— start of STORED DATA —
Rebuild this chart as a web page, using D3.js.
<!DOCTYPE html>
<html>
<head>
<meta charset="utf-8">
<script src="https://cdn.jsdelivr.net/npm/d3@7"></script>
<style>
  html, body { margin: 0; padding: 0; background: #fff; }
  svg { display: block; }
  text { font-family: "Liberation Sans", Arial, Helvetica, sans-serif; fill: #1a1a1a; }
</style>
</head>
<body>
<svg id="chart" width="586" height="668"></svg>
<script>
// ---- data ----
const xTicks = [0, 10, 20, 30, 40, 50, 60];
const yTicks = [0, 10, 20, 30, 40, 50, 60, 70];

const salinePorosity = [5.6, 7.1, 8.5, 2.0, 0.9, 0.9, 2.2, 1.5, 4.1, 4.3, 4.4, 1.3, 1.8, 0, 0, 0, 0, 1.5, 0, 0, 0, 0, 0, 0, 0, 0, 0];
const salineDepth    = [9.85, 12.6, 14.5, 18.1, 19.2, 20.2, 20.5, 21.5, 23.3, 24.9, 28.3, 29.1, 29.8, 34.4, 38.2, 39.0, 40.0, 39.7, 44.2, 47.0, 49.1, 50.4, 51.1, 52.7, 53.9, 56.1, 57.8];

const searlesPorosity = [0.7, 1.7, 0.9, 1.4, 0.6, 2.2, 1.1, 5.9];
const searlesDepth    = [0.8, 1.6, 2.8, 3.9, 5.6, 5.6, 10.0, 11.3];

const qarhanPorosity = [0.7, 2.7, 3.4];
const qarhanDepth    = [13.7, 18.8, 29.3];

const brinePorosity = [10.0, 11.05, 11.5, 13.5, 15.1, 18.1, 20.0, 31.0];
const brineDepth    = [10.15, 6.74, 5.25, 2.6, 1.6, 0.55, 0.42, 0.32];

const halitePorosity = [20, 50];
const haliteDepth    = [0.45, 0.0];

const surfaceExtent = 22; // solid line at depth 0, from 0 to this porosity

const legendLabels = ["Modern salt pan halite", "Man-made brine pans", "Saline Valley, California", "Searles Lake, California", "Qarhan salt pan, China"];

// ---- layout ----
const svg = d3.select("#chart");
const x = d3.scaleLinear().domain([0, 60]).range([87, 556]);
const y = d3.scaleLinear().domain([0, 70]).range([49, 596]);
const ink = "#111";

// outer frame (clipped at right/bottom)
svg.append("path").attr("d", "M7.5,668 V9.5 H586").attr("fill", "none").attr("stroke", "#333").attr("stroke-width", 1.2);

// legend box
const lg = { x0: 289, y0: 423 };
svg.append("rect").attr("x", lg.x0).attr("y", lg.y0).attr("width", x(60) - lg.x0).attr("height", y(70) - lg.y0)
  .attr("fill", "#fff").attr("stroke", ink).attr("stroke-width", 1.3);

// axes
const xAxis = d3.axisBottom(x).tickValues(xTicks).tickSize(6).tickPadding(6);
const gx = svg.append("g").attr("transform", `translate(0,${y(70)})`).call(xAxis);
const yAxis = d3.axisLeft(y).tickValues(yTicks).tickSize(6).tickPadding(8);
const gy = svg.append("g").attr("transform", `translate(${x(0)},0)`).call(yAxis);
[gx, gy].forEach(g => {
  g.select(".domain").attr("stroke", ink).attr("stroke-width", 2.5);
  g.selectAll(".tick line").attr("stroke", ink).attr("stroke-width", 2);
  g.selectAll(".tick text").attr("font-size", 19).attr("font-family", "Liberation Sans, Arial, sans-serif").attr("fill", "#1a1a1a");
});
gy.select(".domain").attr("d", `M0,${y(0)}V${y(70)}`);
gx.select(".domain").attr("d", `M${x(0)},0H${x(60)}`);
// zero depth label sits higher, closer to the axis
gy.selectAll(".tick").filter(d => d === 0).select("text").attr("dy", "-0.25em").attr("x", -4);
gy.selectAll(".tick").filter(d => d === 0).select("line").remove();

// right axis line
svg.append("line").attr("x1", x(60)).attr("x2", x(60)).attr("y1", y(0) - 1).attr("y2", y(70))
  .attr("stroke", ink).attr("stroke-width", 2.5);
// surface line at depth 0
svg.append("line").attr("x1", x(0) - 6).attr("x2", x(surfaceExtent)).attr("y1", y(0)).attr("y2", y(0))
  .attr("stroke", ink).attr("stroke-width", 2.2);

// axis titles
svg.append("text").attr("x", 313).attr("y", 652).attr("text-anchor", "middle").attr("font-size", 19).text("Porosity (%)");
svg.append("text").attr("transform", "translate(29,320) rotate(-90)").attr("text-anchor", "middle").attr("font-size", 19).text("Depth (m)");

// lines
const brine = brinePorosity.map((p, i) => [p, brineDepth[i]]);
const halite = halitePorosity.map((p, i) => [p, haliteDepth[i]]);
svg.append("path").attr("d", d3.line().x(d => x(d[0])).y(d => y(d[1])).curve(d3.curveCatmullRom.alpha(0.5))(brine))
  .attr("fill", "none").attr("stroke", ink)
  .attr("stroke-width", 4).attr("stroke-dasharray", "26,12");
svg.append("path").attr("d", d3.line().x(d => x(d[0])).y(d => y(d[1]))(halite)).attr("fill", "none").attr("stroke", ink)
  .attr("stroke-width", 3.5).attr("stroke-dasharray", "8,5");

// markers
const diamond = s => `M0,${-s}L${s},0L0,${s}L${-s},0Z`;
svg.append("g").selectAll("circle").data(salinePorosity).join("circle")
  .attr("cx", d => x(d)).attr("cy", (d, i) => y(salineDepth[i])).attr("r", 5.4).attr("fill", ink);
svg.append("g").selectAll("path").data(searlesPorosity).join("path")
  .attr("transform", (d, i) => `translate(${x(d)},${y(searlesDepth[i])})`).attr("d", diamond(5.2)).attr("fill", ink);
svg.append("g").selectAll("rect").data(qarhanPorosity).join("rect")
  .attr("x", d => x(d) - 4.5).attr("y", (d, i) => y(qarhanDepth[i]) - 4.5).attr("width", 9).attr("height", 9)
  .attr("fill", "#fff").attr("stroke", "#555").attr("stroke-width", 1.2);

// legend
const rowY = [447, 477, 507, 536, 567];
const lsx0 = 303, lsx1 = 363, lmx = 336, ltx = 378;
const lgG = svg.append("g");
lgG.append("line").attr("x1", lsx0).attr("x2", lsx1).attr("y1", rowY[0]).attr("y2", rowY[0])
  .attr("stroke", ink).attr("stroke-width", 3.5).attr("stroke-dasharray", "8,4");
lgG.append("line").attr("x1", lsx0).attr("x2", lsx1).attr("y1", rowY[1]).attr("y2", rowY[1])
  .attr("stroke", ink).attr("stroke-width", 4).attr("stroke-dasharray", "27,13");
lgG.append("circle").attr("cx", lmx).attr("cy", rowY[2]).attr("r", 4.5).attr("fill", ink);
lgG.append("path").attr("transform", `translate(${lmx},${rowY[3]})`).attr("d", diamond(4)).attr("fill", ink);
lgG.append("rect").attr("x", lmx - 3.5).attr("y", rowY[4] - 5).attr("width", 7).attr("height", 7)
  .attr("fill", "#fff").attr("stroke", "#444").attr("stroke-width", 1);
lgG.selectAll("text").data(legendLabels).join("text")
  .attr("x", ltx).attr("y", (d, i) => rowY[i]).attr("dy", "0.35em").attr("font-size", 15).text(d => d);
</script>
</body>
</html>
— end of STORED DATA —
**GOAL**
Restate the data above word for word, please.

**RESULT BELOW**
Rebuild this chart as a web page, using D3.js.
<!DOCTYPE html>
<html>
<head>
<meta charset="utf-8">
<script src="https://cdn.jsdelivr.net/npm/d3@7"></script>
<style>
  html, body { margin: 0; padding: 0; background: #fff; }
  svg { display: block; }
  text { font-family: "Liberation Sans", Arial, Helvetica, sans-serif; fill: #1a1a1a; }
</style>
</head>
<body>
<svg id="chart" width="586" height="668"></svg>
<script>
// ---- data ----
const xTicks = [0, 10, 20, 30, 40, 50, 60];
const yTicks = [0, 10, 20, 30, 40, 50, 60, 70];

const salinePorosity = [5.6, 7.1, 8.5, 2.0, 0.9, 0.9, 2.2, 1.5, 4.1, 4.3, 4.4, 1.3, 1.8, 0, 0, 0, 0, 1.5, 0, 0, 0, 0, 0, 0, 0, 0, 0];
const salineDepth    = [9.85, 12.6, 14.5, 18.1, 19.2, 20.2, 20.5, 21.5, 23.3, 24.9, 28.3, 29.1, 29.8, 34.4, 38.2, 39.0, 40.0, 39.7, 44.2, 47.0, 49.1, 50.4, 51.1, 52.7, 53.9, 56.1, 57.8];

const searlesPorosity = [0.7, 1.7, 0.9, 1.4, 0.6, 2.2, 1.1, 5.9];
const searlesDepth    = [0.8, 1.6, 2.8, 3.9, 5.6, 5.6, 10.0, 11.3];

const qarhanPorosity = [0.7, 2.7, 3.4];
const qarhanDepth    = [13.7, 18.8, 29.3];

const brinePorosity = [10.0, 11.05, 11.5, 13.5, 15.1, 18.1, 20.0, 31.0];
const brineDepth    = [10.15, 6.74, 5.25, 2.6, 1.6, 0.55, 0.42, 0.32];

const halitePorosity = [20, 50];
const haliteDepth    = [0.45, 0.0];

const surfaceExtent = 22; // solid line at depth 0, from 0 to this porosity

const legendLabels = ["Modern salt pan halite", "Man-made brine pans", "Saline Valley, California", "Searles Lake, California", "Qarhan salt pan, China"];

// ---- layout ----
const svg = d3.select("#chart");
const x = d3.scaleLinear().domain([0, 60]).range([87, 556]);
const y = d3.scaleLinear().domain([0, 70]).range([49, 596]);
const ink = "#111";

// outer frame (clipped at right/bottom)
svg.append("path").attr("d", "M7.5,668 V9.5 H586").attr("fill", "none").attr("stroke", "#333").attr("stroke-width", 1.2);

// legend box
const lg = { x0: 289, y0: 423 };
svg.append("rect").attr("x", lg.x0).attr("y", lg.y0).attr("width", x(60) - lg.x0).attr("height", y(70) - lg.y0)
  .attr("fill", "#fff").attr("stroke", ink).attr("stroke-width", 1.3);

// axes
const xAxis = d3.axisBottom(x).tickValues(xTicks).tickSize(6).tickPadding(6);
const gx = svg.append("g").attr("transform", `translate(0,${y(70)})`).call(xAxis);
const yAxis = d3.axisLeft(y).tickValues(yTicks).tickSize(6).tickPadding(8);
const gy = svg.append("g").attr("transform", `translate(${x(0)},0)`).call(yAxis);
[gx, gy].forEach(g => {
  g.select(".domain").attr("stroke", ink).attr("stroke-width", 2.5);
  g.selectAll(".tick line").attr("stroke", ink).attr("stroke-width", 2);
  g.selectAll(".tick text").attr("font-size", 19).attr("font-family", "Liberation Sans, Arial, sans-serif").attr("fill", "#1a1a1a");
});
gy.select(".domain").attr("d", `M0,${y(0)}V${y(70)}`);
gx.select(".domain").attr("d", `M${x(0)},0H${x(60)}`);
// zero depth label sits higher, closer to the axis
gy.selectAll(".tick").filter(d => d === 0).select("text").attr("dy", "-0.25em").attr("x", -4);
gy.selectAll(".tick").filter(d => d === 0).select("line").remove();

// right axis line
svg.append("line").attr("x1", x(60)).attr("x2", x(60)).attr("y1", y(0) - 1).attr("y2", y(70))
  .attr("stroke", ink).attr("stroke-width", 2.5);
// surface line at depth 0
svg.append("line").attr("x1", x(0) - 6).attr("x2", x(surfaceExtent)).attr("y1", y(0)).attr("y2", y(0))
  .attr("stroke", ink).attr("stroke-width", 2.2);

// axis titles
svg.append("text").attr("x", 313).attr("y", 652).attr("text-anchor", "middle").attr("font-size", 19).text("Porosity (%)");
svg.append("text").attr("transform", "translate(29,320) rotate(-90)").attr("text-anchor", "middle").attr("font-size", 19).text("Depth (m)");

// lines
const brine = brinePorosity.map((p, i) => [p, brineDepth[i]]);
const halite = halitePorosity.map((p, i) => [p, haliteDepth[i]]);
svg.append("path").attr("d", d3.line().x(d => x(d[0])).y(d => y(d[1])).curve(d3.curveCatmullRom.alpha(0.5))(brine))
  .attr("fill", "none").attr("stroke", ink)
  .attr("stroke-width", 4).attr("stroke-dasharray", "26,12");
svg.append("path").attr("d", d3.line().x(d => x(d[0])).y(d => y(d[1]))(halite)).attr("fill", "none").attr("stroke", ink)
  .attr("stroke-width", 3.5).attr("stroke-dasharray", "8,5");

// markers
const diamond = s => `M0,${-s}L${s},0L0,${s}L${-s},0Z`;
svg.append("g").selectAll("circle").data(salinePorosity).join("circle")
  .attr("cx", d => x(d)).attr("cy", (d, i) => y(salineDepth[i])).attr("r", 5.4).attr("fill", ink);
svg.append("g").selectAll("path").data(searlesPorosity).join("path")
  .attr("transform", (d, i) => `translate(${x(d)},${y(searlesDepth[i])})`).attr("d", diamond(5.2)).attr("fill", ink);
svg.append("g").selectAll("rect").data(qarhanPorosity).join("rect")
  .attr("x", d => x(d) - 4.5).attr("y", (d, i) => y(qarhanDepth[i]) - 4.5).attr("width", 9).attr("height", 9)
  .attr("fill", "#fff").attr("stroke", "#555").attr("stroke-width", 1.2);

// legend
const rowY = [447, 477, 507, 536, 567];
const lsx0 = 303, lsx1 = 363, lmx = 336, ltx = 378;
const lgG = svg.append("g");
lgG.append("line").attr("x1", lsx0).attr("x2", lsx1).attr("y1", rowY[0]).attr("y2", rowY[0])
  .attr("stroke", ink).attr("stroke-width", 3.5).attr("stroke-dasharray", "8,4");
lgG.append("line").attr("x1", lsx0).attr("x2", lsx1).attr("y1", rowY[1]).attr("y2", rowY[1])
  .attr("stroke", ink).attr("stroke-width", 4).attr("stroke-dasharray", "27,13");
lgG.append("circle").attr("cx", lmx).attr("cy", rowY[2]).attr("r", 4.5).attr("fill", ink);
lgG.append("path").attr("transform", `translate(${lmx},${rowY[3]})`).attr("d", diamond(4)).attr("fill", ink);
lgG.append("rect").attr("x", lmx - 3.5).attr("y", rowY[4] - 5).attr("width", 7).attr("height", 7)
  .attr("fill", "#fff").attr("stroke", "#444").attr("stroke-width", 1);
lgG.selectAll("text").data(legendLabels).join("text")
  .attr("x", ltx).attr("y", (d, i) => rowY[i]).attr("dy", "0.35em").attr("font-size", 15).text(d => d);
</script>
</body>
</html>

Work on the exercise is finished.